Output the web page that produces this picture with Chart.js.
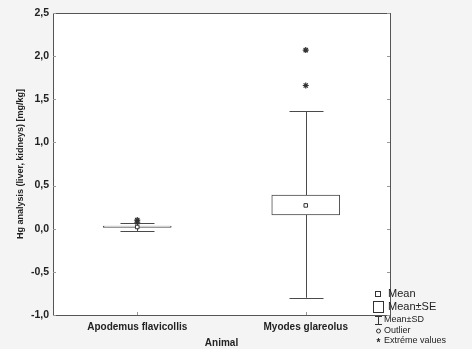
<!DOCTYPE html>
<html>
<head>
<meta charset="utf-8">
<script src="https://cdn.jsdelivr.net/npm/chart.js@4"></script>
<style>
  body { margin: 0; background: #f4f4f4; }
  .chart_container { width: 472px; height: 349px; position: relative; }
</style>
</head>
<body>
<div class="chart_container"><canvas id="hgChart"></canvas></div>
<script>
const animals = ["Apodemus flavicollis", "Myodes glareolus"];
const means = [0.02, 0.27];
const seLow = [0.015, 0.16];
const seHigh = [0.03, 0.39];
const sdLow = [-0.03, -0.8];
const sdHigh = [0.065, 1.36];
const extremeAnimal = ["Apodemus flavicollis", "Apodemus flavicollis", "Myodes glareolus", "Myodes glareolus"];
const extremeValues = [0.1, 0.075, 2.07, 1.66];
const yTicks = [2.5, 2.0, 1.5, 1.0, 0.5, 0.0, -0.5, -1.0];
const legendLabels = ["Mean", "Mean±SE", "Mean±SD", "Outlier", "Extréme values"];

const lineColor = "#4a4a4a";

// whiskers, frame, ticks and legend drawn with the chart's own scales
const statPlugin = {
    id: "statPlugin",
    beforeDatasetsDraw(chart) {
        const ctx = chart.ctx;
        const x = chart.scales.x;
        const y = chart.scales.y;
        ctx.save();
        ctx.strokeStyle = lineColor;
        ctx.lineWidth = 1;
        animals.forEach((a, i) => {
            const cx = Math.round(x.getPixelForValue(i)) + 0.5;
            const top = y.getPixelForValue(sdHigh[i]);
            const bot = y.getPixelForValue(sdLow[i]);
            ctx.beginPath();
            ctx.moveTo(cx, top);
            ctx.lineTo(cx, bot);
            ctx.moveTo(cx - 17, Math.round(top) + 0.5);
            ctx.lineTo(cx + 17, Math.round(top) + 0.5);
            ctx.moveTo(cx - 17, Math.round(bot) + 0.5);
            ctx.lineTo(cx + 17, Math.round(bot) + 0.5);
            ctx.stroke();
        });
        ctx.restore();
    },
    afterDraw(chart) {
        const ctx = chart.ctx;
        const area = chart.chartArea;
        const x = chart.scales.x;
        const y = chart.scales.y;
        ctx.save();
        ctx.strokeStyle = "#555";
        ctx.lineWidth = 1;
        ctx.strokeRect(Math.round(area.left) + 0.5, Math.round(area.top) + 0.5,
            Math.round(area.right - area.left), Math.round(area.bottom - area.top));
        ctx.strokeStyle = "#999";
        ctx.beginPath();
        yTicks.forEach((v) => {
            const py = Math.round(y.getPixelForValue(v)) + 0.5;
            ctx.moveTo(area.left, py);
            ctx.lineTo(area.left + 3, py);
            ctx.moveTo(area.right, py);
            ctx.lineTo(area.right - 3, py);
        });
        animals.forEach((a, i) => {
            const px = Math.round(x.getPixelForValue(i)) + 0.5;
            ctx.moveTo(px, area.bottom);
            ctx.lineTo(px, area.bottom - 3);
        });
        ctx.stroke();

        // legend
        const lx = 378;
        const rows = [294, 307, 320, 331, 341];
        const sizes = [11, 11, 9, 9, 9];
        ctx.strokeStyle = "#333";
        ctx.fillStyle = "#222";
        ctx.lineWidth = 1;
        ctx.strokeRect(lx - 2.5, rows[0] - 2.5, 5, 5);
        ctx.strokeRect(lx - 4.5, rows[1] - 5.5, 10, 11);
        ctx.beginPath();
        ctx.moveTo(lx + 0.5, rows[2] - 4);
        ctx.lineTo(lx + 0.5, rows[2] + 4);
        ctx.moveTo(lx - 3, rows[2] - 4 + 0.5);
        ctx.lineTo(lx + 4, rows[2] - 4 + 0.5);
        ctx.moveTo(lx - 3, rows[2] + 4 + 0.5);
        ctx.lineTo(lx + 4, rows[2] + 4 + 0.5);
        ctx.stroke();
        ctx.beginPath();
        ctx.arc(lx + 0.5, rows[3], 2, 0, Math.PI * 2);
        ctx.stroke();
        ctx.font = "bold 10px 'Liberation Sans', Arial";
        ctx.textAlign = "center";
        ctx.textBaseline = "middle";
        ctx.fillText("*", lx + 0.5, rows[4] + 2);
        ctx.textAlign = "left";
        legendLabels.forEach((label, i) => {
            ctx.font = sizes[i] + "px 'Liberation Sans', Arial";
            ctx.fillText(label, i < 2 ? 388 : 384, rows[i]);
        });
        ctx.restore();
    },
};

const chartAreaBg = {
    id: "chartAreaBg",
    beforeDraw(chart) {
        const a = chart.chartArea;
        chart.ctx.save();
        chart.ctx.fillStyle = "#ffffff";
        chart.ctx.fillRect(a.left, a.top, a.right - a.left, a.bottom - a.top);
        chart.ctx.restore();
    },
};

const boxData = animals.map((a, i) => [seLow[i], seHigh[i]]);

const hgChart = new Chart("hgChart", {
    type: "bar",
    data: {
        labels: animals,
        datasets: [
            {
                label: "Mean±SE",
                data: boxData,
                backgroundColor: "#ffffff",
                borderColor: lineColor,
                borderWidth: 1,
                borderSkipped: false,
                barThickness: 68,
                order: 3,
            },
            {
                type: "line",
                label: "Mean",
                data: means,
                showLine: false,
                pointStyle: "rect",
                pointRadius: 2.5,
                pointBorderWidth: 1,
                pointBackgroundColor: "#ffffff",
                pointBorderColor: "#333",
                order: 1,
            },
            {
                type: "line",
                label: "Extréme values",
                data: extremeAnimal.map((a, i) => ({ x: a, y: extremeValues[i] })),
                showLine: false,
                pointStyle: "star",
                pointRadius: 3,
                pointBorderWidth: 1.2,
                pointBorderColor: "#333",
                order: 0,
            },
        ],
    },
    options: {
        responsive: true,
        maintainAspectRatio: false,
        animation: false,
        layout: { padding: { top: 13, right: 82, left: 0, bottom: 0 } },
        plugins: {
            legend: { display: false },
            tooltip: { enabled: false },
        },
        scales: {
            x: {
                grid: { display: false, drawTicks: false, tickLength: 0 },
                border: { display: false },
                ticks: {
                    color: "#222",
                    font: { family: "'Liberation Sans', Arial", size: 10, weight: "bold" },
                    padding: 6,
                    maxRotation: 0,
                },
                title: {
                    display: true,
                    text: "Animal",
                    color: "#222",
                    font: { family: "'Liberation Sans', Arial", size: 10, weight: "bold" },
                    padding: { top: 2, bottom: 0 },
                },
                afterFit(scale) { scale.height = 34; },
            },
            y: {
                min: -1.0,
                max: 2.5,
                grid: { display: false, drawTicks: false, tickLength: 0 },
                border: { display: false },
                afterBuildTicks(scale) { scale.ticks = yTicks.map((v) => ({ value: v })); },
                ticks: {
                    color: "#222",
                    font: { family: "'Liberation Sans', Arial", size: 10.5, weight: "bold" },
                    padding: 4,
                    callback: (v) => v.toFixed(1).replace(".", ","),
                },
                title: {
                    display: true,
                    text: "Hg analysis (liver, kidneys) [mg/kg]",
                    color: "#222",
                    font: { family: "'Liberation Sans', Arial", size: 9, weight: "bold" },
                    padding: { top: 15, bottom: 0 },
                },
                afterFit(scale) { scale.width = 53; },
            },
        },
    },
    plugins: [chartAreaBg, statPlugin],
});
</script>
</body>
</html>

------------------------

- [Work required]: Go through the lines above. Select every one that has the string "with".

- [Result of the exercise]:
Output the web page that produces this picture with Chart.js.
// whiskers, frame, ticks and legend drawn with the chart's own scales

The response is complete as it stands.